Les exemples sont nombreux et montrent que les idées scientifiques représentent un véritable terreau fertile pour nourrir récits et fictions, à l’heure où le roman n’existe pas encore. Le recours à l’imaginaire scientifique, lorsqu’il est appuyé par des procédés littéraires et poétiques, comme l’est par exemple la métaphore, permet de donner vie aux idées. A cette époque, les « zones d’échanges », sont nombreuses entre les approches scientifiques et littéraires.


La plupart des hommes de sciences sont à la fois des littérateurs et des philosophes, comme le britannique Francis Bacon ou le penseur français Blaise Pascal. Ces approches ne constituent pas une division établie, même si leurs horizons vont peu à peu s’éloigner.

Le siècle des lumières qui suivra sera important en termes de diffusion des nouvelles théories scientifiques. La compréhension et maîtrise du monde augmentera grâce à la science. Les travaux de Newton et Kepler en astronomie expliquant la mécanique céleste, de Lavoisier en chimie élaborant une nomenclature des éléments ou de Buffon esquissant une première classification des êtres vivants, seront propagées grâce à des ouvrages, comme le Journal des savants rédigé par l’Académie des Sciences ou l’Encyclopédie écrite par Diderot et D’Alembert.
Mais plus la science s’institutionnalise, plus elle se sépare de la littérature. Elle devient une discipline à part entière, alors même que les échanges sont à leur apogée. Et pour cause, « rares sont les auteurs où leurs œuvres soient extérieures à la science de leur temps » rappelle Michel Serres, feu historien des sciences.

De Zola à Einstein, l’apogée des échanges entre science et littérature


Au 19ème siècle, c’est par exemple Émile Zola, qui est inspiré par les travaux scientifiques de la théorie de l’évolution. Il entreprend le cycle des romans Rougon Macquart où, pour citer l’auteur lui-même, « Les caractères des personnages sont déterminés par les organes génitaux. C’est du Darwin ! La littérature, c’est ça ! ». Il crée donc des personnages qui sont des êtres physiologiques évoluant sous l’influence des milieux dans lesquelles ils vivent. Zola étend donc le savoir scientifique de son temps à sa façon même de faire de la littérature.

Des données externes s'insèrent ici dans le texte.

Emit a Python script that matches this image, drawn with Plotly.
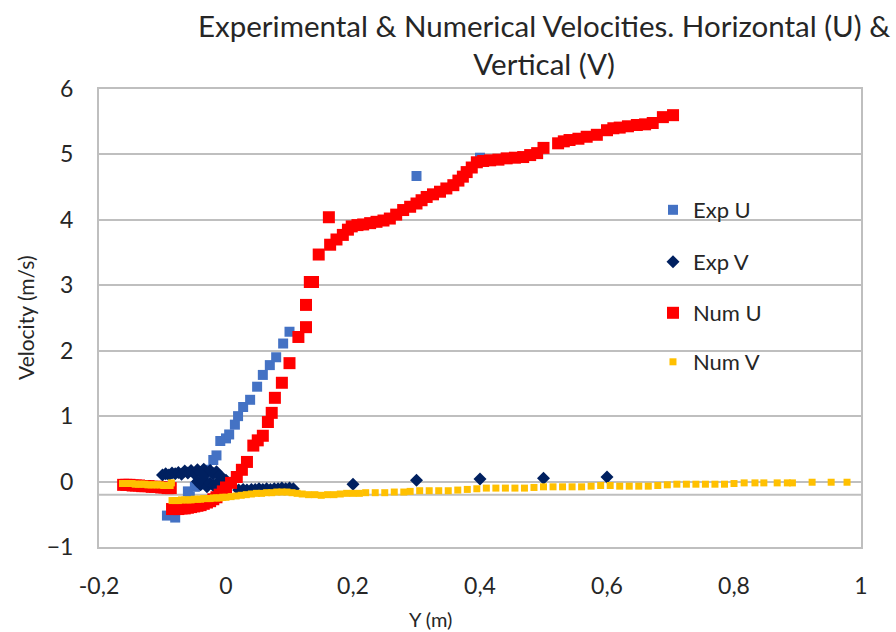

La dichotomie entre science et littérature disparaît davantage lorsque l’on s’intéresse à l’élaboration des nouvelles théories scientifiques. Au début du 20ème siècle, le célèbre Albert Einstein construit des expériences de pensées avant d’écrire des équations. Il s’imagine à cheval sur un faisceau de lumière ou dans un ascenseur en chute-libre. Ce sont ces plongées dans l’imaginaire qui lui permettent par la suite de formuler la finitude de la vitesse de la lumière ainsi que sa nouvelle théorie de la gravitation ; la relativité générale.
L’expérience de pensée, c’est ce procédé imaginatif qui se demande « que se passerait-il si ? ».
C’est une des approches que l’on retrouve aussi en littérature, dans un genre émergent du siècle dernier : la science-fiction.

De la Science-Fiction à l’étude académique

Avec les romans d’aventure et d’anticipation de Jules Verne et Herbert George Wells, la voie de la SF a été grandement ouverte et propagée. Le genre a connu de très nombreux auteurs au long du 20ème siècle comme Isaac Asimov, Frank Herbet, Arthur C. Clarke ou Philippe K. Dick – liste loin d’être exhaustive.

Couverture de la série « Voyage extraordinaires » de Jules Verne, édition Hetzel


La multiplicité des récits de SF se différencient en plusieurs sous-genres : la dystopie, l’uchronie, le space-opera ou encore le cyberpunk pour ne citer que les principaux. Ces œuvres – mêlant savoirs scientifiques et imagination – ont gagné une popularité croissante et connues de nombreuses adaptations en bandes-dessinés, films, séries ou encore jeux-vidéos. Mais comme vu précédemment, la SF n’est pas le seul registre qui aborde la science et ses questionnements de façon littéraire.

Depuis un peu plus de 30 ans, l’étude des relations entre la littérature et la science est devenue une discipline à part entière, principalement dans les universités anglo-saxonnes.

Frédérique Aït-Touati, chercheuse spécialiste de littérature comparée et d’histoire des sciences ainsi que metteuse en scène, écrit à propos de ce mouvement que le « rapprochement avec l’histoire littéraire permet d’envisager la science comme une partie intégrante, et importante, de la culture, une revendication des scientifiques souvent trop peu entendue » et que « cette ouverture symétrique témoigne d’une volonté d’interroger, et ainsi de remettre en cause, les grandes partitions binaires de la pensée occidentale ».

Ainsi, l’idée qu’un scientifique ne communiquerait qu’en chiffre et en graphique et qu’un littéraire ne comprendrait pas le monde, en dehors des figures de styles, est un présupposé à jeter à la poubelle.
Science et Littérature ne s’opposent pas mais au contraire, se complémentent et s’influencent mutuellement pour donner une vision du monde toujours plus riche et complexe.